• **REQUIRED WORK**
Pick out each line containing the string "this".

• **MATERIAL TO PROCESS**

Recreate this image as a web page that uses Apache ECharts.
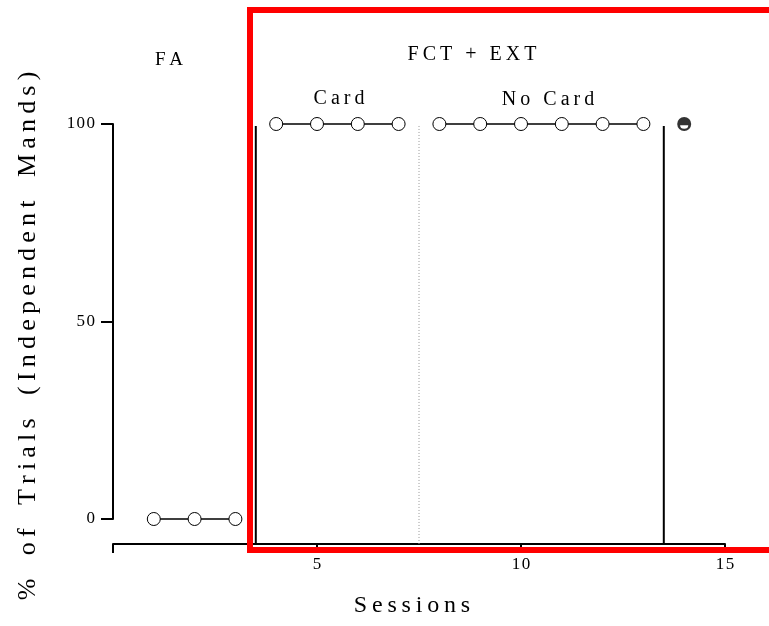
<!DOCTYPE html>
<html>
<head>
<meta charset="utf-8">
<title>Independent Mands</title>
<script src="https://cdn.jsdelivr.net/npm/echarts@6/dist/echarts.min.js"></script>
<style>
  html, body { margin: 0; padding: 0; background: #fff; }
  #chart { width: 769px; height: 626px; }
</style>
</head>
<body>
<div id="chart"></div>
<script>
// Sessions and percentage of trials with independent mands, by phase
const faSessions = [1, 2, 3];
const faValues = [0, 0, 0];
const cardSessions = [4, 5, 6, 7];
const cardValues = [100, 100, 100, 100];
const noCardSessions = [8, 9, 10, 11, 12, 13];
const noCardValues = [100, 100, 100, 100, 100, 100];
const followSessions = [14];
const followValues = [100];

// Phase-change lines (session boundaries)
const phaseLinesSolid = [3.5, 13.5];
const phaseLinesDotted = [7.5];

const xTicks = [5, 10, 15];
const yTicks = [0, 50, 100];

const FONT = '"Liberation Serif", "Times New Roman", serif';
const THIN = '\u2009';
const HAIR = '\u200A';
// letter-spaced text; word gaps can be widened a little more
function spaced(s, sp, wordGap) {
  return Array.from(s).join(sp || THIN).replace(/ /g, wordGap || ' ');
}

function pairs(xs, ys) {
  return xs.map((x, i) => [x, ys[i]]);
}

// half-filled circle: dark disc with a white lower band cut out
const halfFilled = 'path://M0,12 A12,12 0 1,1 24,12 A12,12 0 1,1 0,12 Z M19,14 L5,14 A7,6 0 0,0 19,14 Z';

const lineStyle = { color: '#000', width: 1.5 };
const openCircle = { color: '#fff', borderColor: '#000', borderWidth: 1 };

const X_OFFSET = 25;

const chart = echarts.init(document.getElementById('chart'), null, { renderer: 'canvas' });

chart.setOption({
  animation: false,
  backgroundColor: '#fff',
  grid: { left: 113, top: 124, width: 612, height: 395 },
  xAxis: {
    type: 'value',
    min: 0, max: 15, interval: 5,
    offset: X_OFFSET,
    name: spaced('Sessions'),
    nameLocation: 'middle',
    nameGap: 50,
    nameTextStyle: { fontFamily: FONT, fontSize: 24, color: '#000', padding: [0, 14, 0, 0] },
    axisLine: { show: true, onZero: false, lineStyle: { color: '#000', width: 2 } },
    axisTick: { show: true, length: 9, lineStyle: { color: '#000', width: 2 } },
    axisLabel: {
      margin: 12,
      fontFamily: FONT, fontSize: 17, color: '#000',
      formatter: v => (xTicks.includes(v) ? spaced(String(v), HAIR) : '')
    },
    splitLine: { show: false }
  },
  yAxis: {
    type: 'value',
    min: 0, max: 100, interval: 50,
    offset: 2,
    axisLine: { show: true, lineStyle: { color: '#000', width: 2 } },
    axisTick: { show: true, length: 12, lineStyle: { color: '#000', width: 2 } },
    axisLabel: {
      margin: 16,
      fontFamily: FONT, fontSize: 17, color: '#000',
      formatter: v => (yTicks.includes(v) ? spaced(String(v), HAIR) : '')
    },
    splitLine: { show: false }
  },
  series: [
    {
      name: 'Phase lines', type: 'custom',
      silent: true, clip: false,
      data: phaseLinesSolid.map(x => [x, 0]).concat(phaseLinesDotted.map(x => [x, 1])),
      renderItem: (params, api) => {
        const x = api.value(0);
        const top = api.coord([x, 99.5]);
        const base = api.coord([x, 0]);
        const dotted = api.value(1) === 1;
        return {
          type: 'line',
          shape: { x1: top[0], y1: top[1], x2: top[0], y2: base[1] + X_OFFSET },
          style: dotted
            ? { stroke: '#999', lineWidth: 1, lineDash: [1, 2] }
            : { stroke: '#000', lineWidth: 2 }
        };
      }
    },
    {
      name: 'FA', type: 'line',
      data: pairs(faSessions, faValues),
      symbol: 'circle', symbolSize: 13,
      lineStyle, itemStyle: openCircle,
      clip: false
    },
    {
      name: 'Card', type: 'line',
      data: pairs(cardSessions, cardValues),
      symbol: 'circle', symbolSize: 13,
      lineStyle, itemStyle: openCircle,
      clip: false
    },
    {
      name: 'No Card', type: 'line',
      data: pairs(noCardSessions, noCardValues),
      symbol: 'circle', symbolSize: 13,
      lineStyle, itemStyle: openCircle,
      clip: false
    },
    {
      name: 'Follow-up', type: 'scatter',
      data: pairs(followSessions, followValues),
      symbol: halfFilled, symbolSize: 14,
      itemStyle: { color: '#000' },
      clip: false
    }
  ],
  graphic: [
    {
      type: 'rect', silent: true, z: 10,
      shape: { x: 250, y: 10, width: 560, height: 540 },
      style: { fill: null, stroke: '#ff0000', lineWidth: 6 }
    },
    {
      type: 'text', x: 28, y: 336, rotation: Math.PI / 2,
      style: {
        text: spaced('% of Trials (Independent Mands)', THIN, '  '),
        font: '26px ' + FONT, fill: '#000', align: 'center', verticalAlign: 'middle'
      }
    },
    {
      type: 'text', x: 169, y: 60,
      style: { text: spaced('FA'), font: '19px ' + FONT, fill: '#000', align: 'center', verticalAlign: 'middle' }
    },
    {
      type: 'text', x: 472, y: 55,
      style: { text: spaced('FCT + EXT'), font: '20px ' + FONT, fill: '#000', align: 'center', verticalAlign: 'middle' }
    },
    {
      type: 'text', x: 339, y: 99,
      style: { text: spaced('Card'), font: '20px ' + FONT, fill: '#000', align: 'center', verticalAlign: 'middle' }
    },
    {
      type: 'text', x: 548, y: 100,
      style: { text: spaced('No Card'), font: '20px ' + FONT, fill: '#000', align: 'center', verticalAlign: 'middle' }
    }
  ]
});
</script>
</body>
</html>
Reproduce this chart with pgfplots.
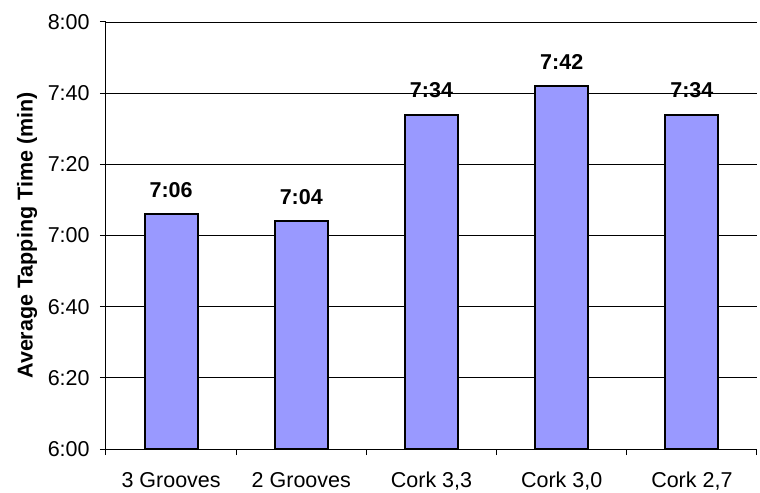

• **FULL RESPONSE**
Recreate this image as a web page that uses Apache ECharts.
Reproduce this chart with pgfplots.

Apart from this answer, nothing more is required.